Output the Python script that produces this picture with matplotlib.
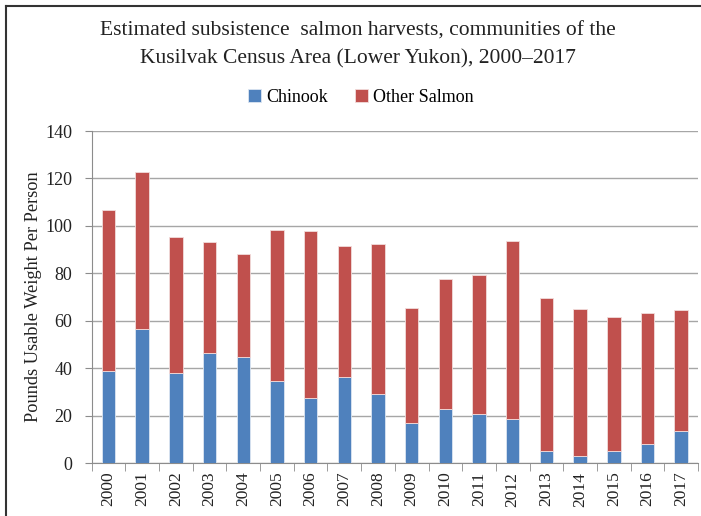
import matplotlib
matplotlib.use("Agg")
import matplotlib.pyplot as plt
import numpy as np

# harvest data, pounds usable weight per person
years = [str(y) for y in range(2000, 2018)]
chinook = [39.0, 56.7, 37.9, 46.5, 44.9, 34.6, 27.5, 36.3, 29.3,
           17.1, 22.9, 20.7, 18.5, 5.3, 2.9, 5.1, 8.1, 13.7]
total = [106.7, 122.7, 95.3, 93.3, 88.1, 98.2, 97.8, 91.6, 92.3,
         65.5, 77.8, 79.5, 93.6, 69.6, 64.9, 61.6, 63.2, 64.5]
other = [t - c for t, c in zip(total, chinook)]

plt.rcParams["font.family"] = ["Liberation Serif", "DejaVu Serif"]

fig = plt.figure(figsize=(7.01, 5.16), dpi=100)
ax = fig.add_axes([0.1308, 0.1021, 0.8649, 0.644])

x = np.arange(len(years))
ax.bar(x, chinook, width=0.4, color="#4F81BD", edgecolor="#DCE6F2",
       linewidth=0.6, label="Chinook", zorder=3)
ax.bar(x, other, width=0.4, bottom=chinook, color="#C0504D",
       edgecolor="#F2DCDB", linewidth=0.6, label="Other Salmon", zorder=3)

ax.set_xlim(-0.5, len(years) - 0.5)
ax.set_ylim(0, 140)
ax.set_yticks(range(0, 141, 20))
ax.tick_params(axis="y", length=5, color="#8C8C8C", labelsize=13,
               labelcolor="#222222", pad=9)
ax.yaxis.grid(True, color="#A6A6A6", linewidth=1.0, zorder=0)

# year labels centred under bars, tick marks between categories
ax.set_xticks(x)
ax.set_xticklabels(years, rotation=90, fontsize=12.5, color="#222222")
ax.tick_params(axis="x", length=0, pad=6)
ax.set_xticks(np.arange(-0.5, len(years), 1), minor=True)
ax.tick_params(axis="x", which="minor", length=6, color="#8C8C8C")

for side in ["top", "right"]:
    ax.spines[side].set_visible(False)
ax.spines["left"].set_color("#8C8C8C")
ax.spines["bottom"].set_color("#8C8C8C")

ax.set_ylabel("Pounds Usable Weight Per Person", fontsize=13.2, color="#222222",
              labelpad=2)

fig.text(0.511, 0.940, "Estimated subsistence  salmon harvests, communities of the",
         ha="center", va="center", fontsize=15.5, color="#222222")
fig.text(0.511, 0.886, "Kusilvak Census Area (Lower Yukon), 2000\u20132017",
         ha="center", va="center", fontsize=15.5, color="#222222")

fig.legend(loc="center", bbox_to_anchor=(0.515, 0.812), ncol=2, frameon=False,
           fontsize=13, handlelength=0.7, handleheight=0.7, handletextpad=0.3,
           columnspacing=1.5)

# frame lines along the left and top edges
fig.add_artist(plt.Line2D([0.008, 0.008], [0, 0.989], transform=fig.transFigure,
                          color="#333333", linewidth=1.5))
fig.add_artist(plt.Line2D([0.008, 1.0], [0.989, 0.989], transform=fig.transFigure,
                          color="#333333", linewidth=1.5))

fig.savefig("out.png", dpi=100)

- - - -

* REQUIRED TASK
Gather each line from the listing above that holds "matplotlib".

* RESULT FOR THIS EXERCISE
Output the Python script that produces this picture with matplotlib.
import matplotlib
matplotlib.use("Agg")
import matplotlib.pyplot as plt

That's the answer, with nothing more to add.